Und wenn das FBI von Wählerbestechung mit Essen oder Alkohol erfährt, wird durchgegriffen. 2012 wollte der republikanische Abgeordnete Hudson Hallum seinen Wählern Wodka schenken, weil gehört hatte, „dass das jeder so machen würde." Außerdem bot er ihnen Essen und Geld im Gegenzug für ihre Stimmen und manipulierte die Briefwahlen. Zusammen mit neun anderen bekennt er sich jetzt der Anklage des Wahlbetrugs schuldig.

Gesetzlich ist also der Austausch verboten: Gefälligkeit gegen Stimme. Die Alt-Right-Bewegung hat es darauf abgesehen, Wähler von der Stimmanbgabe abzuhalten, indem sie sie völlig betrunken machen.
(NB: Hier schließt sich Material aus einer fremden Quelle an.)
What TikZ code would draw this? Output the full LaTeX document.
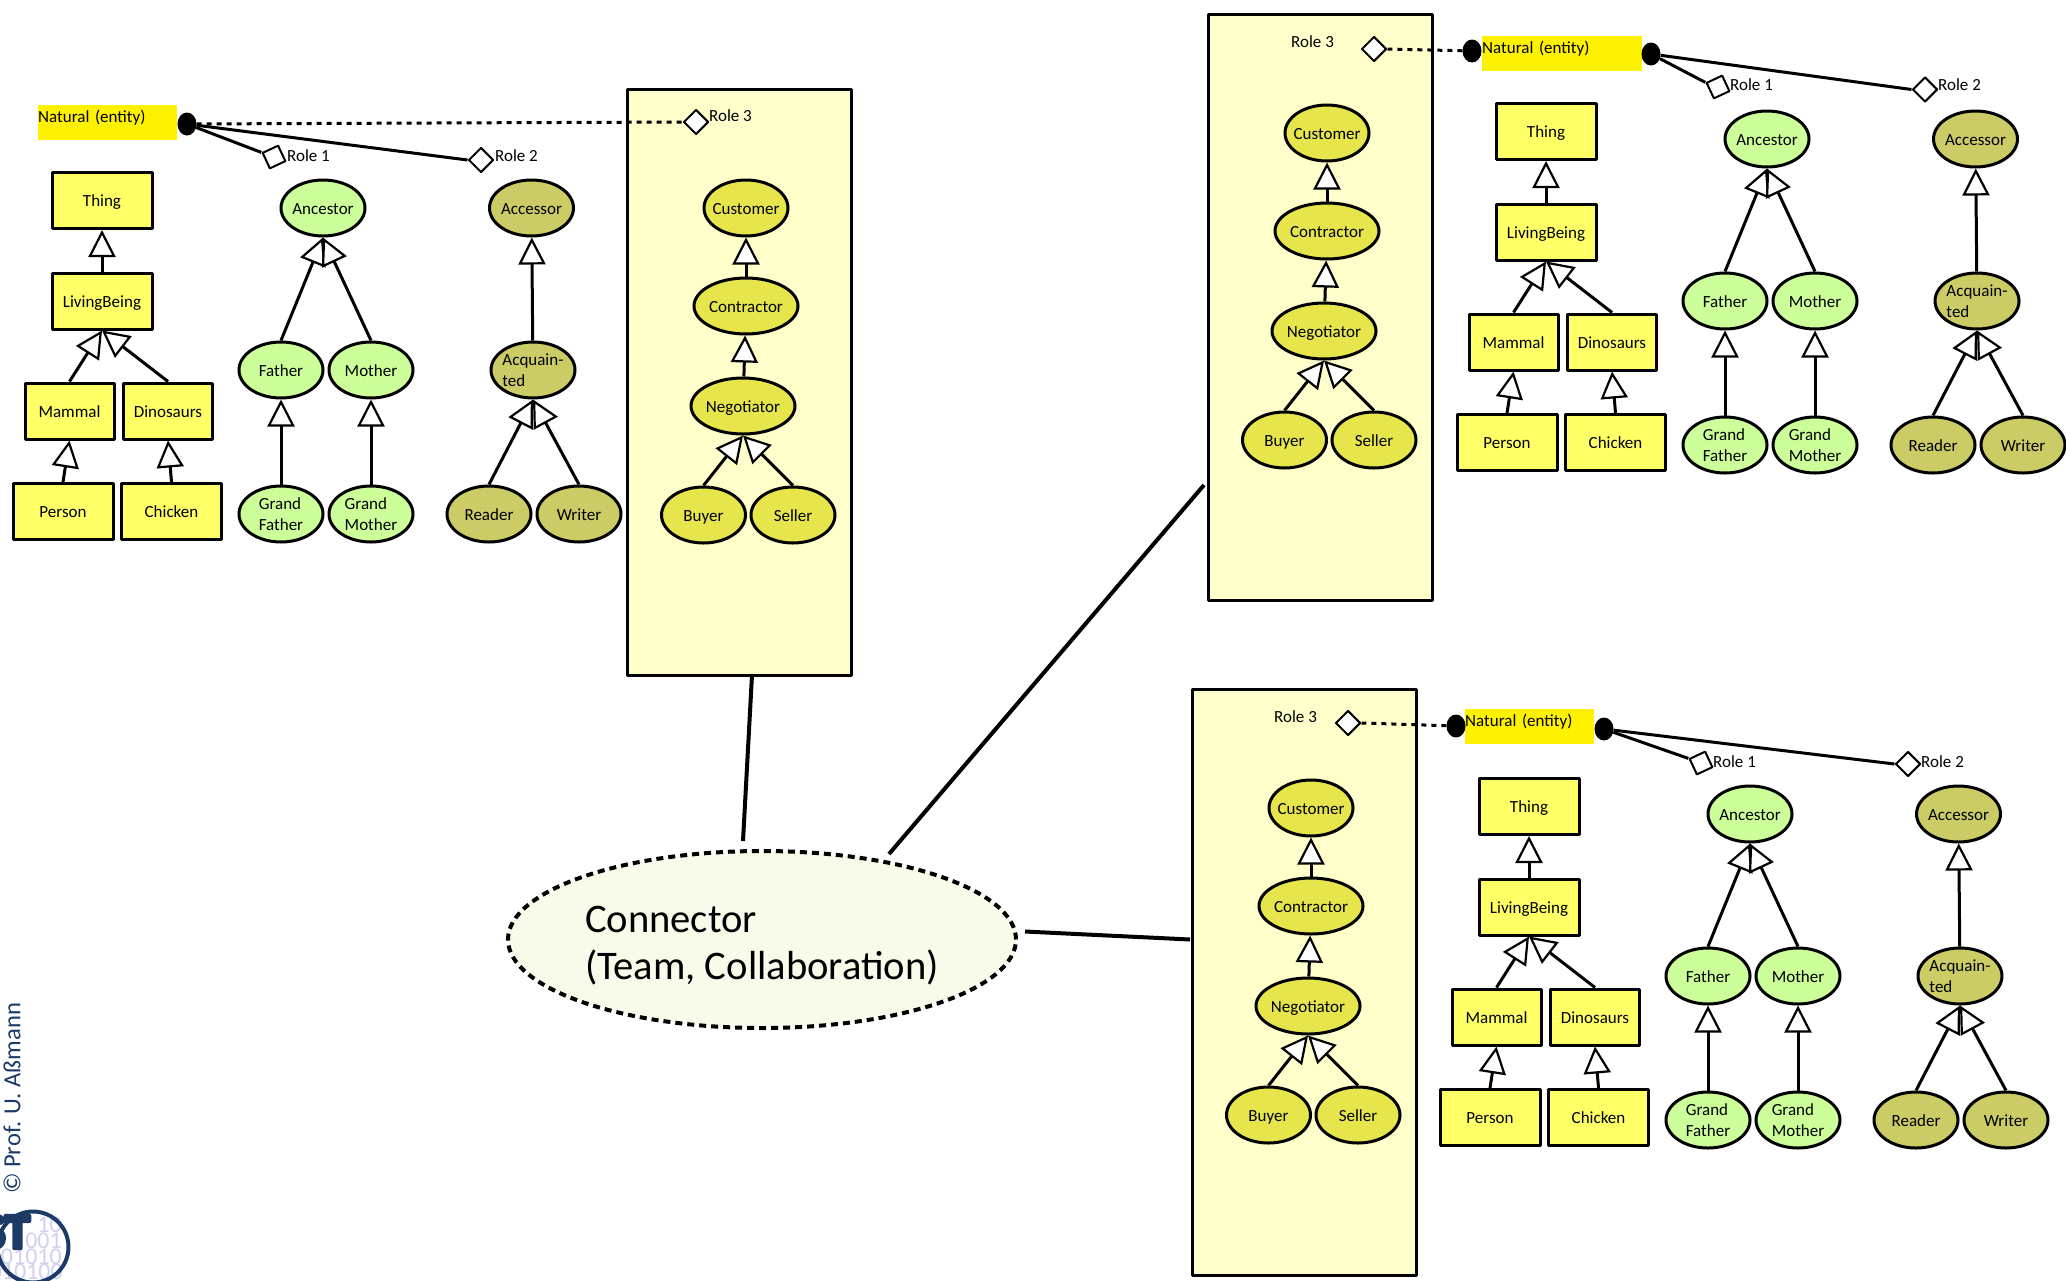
\documentclass[tikz,border=0pt]{standalone}
\usepackage{fontspec}
\setmainfont{Carlito}
\newfontfamily\logofont[FakeBold=8]{Carlito Bold}
\usetikzlibrary{arrows.meta,shapes.geometric}
\definecolor{classyellow}{HTML}{FFFF66}
\definecolor{ancgreen}{HTML}{CCFF99}
\definecolor{accolive}{HTML}{CCCC66}
\definecolor{custyellow}{HTML}{E6E64C}
\definecolor{panelyellow}{HTML}{FFFFCC}
\definecolor{connfill}{HTML}{F8FAEA}
\definecolor{logonavy}{HTML}{1B3A66}
\definecolor{logodigit}{HTML}{D0D0F0}
\tikzset{
	oneline/.style={text height=12pt,text depth=-3pt},
	twoline/.style={text height=33pt,text depth=-3pt},
	classbox/.style={draw,line width=3pt,fill=classyellow,minimum width=#1,minimum height=56pt,inner sep=0pt,oneline},
	roleell/.style={draw,line width=3pt,ellipse,fill=#1,minimum width=84pt,minimum height=56pt,inner xsep=-12pt,inner ysep=-5pt,align=left,oneline},
	wideell/.style={roleell=custyellow,minimum width=104pt},
	isa/.style={line width=3pt,-{Triangle[fill=white,length=27pt,width=27pt,line width=2.2pt]}},
	panelbox/.style={draw,line width=3pt,fill=panelyellow,minimum width=224pt,minimum height=586pt,inner sep=0pt},
	naturalbox/.style={fill=yellow,anchor=north west,inner sep=0pt,text height=17pt,text depth=18pt,text width=#1},
	roledot/.style={fill=black,ellipse,minimum width=19pt,minimum height=23pt,inner sep=0pt},
	roleport/.style={draw,line width=2pt,fill=white,diamond,aspect=1,minimum size=25pt,inner sep=0pt},
	rolelink/.style={line width=3pt},
	roledash/.style={line width=3pt,dash pattern=on 5pt off 5pt},
	rolelabel/.style={anchor=west,inner sep=0pt},
	teamlink/.style={line width=4pt},
	logodigits/.style={font=\fontsize{24}{24}\selectfont,text=logodigit,anchor=east,inner sep=0pt}
}
\begin{document}
\begin{tikzpicture}[x=1pt,y=-1pt,font=\fontsize{17}{21}\selectfont,line join=round]
	\useasboundingbox (0,0) rectangle (2066,1280);
	\foreach \grp/\px/\py/\cx/\cy in {a/0/0/0/0,b/581/-75/1444/-69,c/565/600/1427/606}{
		\begin{scope}[shift={(\px,\py)},name prefix=\grp-]
			\node[panelbox] (panel) at (739,382.5) {};
			\node[roleell=custyellow] (customer) at (746,208) {Customer};
			\node[wideell] (contractor) at (746,306) {Contractor};
			\node[wideell] (negotiator) at (743,406) {Negotiator};
			\node[roleell=custyellow] (buyer) at (703.5,515) {Buyer};
			\node[roleell=custyellow] (seller) at (793,515) {Seller};
			\draw[isa] (contractor)--(customer);
			\draw[isa] (negotiator)--(contractor);
			\draw[isa] (buyer.north)--(negotiator.south);
			\draw[isa] (seller.north)--(negotiator.south);
		\end{scope}
		\begin{scope}[shift={(\cx,\cy)},name prefix=\grp-]
			\node[classbox=100pt] (thing) at (102,200.5) {Thing};
			\node[classbox=100pt] (livingbeing) at (102,301) {LivingBeing};
			\node[classbox=89pt] (mammal) at (69.5,411) {Mammal};
			\node[classbox=89pt] (dinosaurs) at (168,411) {Dinosaurs};
			\node[classbox=100pt] (person) at (63,511.5) {Person};
			\node[classbox=100pt] (chicken) at (171.5,511.5) {Chicken};
			\draw[isa] (livingbeing)--(thing);
			\draw[isa] (mammal.north)--(livingbeing.south);
			\draw[isa] (dinosaurs.north)--(livingbeing.south);
			\draw[isa] (person.north)--(mammal.south);
			\draw[isa] (chicken.north)--(dinosaurs.south);
			\node[roleell=ancgreen] (ancestor) at (323,208) {Ancestor};
			\node[roleell=ancgreen] (father) at (281,370) {Father};
			\node[roleell=ancgreen] (mother) at (371,370) {Mother};
			\node[roleell=ancgreen,twoline] (grandfather) at (281,514) {Grand\\Father};
			\node[roleell=ancgreen,twoline] (grandmother) at (371,514) {Grand\\Mother};
			\draw[isa] (father.north)--(ancestor.south);
			\draw[isa] (mother.north)--(ancestor.south);
			\draw[isa] (grandfather)--(father);
			\draw[isa] (grandmother)--(mother);
			\node[roleell=accolive] (accessor) at (531.5,208) {Accessor};
			\node[roleell=accolive,twoline] (acquainted) at (533,370) {Acquain-\\ted};
			\node[roleell=accolive] (reader) at (489,514) {Reader};
			\node[roleell=accolive] (writer) at (579,514) {Writer};
			\draw[isa] (acquainted)--(accessor);
			\draw[isa] (reader.north)--(acquainted.south);
			\draw[isa] (writer.north)--(acquainted.south);
		\end{scope}
	}
	\node[naturalbox=139pt] (a-natural) at (38,105) {Natural (entity)};
	\node[roledot] (a-dot) at (187,124) {};
	\node[roleport,rotate=-20] (a-port1) at (274,157) {};
	\node[roleport] (a-port2) at (481,160) {};
	\node[roleport] (a-port3) at (696,122) {};
	\node[rolelabel] (a-role1) at (287,156) {Role 1};
	\node[rolelabel] (a-role2) at (495,156) {Role 2};
	\node[rolelabel] (a-role3) at (709,116) {Role 3};
	\draw[rolelink] (a-dot)--(a-port1.west);
	\draw[rolelink] (a-dot)--(a-port2.west);
	\draw[roledash] (a-dot)--(a-port3.west);
	\node[naturalbox=160pt] (b-natural) at (1482,36) {Natural (entity)};
	\node[roledot] (b-dot1) at (1472,51) {};
	\node[roledot] (b-dot2) at (1651,54) {};
	\node[roleport,rotate=-20] (b-port1) at (1718,87) {};
	\node[roleport] (b-port2) at (1925,89.5) {};
	\node[roleport] (b-port3) at (1374,49) {};
	\node[rolelabel] (b-role1) at (1730,85) {Role 1};
	\node[rolelabel] (b-role2) at (1938,85) {Role 2};
	\node[rolelabel] (b-role3) at (1291,42) {Role 3};
	\draw[rolelink] (b-dot2)--(b-port1.west);
	\draw[rolelink] (b-dot2)--(b-port2.west);
	\draw[roledash] (b-dot1)--(b-port3.east);
	\node[naturalbox=129pt] (c-natural) at (1465,709) {Natural (entity)};
	\node[roledot] (c-dot1) at (1456,726) {};
	\node[roledot] (c-dot2) at (1604,729) {};
	\node[roleport,rotate=-20] (c-port1) at (1701,763) {};
	\node[roleport] (c-port2) at (1908,764) {};
	\node[roleport] (c-port3) at (1348,723) {};
	\node[rolelabel] (c-role1) at (1713,761.5) {Role 1};
	\node[rolelabel] (c-role2) at (1921,761.5) {Role 2};
	\node[rolelabel] (c-role3) at (1274,717) {Role 3};
	\draw[rolelink] (c-dot2)--(c-port1.west);
	\draw[rolelink] (c-dot2)--(c-port2.west);
	\draw[roledash] (c-dot1)--(c-port3.east);
	\node[draw,line width=4pt,dash pattern=on 7pt off 5pt,ellipse,fill=connfill,minimum width=508pt,minimum height=177pt,inner xsep=-40pt,inner ysep=-10pt,text height=79pt,text depth=0pt,align=left,font=\fontsize{40.6}{47}\selectfont] (connector) at (762,939.5) {Connector\\(Team, Collaboration)};
	\coordinate (conn-a) at (743,841);
	\coordinate (conn-b) at (889,854);
	\coordinate (conn-c) at (1025,931.5);
	\coordinate (panel-a) at (752,675);
	\coordinate (panel-b) at (1204,485);
	\coordinate (panel-c) at (1190,939.5);
	\draw[teamlink] (conn-a)--(panel-a);
	\draw[teamlink] (conn-b)--(panel-b);
	\draw[teamlink] (conn-c)--(panel-c);
	\node[font=\fontsize{24.6}{25}\selectfont,text=logonavy,rotate=90,anchor=west,inner sep=0pt] (copyright) at (12,1194) {© Prof. U. Aßmann};
	\node[logodigits] (digits1) at (62,1225) {10};
	\node[logodigits] (digits2) at (62,1241) {001};
	\node[logodigits] (digits3) at (62,1257) {01010};
	\node[logodigits] (digits4) at (63,1272) {010100};
	\node[circle,draw=logonavy,line width=4pt,minimum size=71pt,inner sep=0pt] (logo) at (33,1247) {};
	\node[font=\fontsize{50}{50}\logofont,text=logonavy,anchor=east,inner sep=0pt] (logost) at (30,1232) {ST};
\end{tikzpicture}
\end{document}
Früher gab es mal ein Verkaufsverbot für Alkohol am Wahltag, aber 2014 hat auch der letzte Staat, South Carolina, sich von diesem Gesetz verabschiedet.

Bleibt nur die Hoffnung, dass die ganze Idee, basierend auf der rassistischen Vorstellung, dass Minderheiten so sehr Fusel und Gras verfallen, dass sie ihre Bürgerrechte nicht mehr wahrnehmen, eigentlich nur ein Trick für mehr Publicity ist.

Auf jeden Fall wird die Menschheit auch in den nächsten Jahren weiter versuchen, Wahlen mit Essen oder Alkohol zu beeinflussen.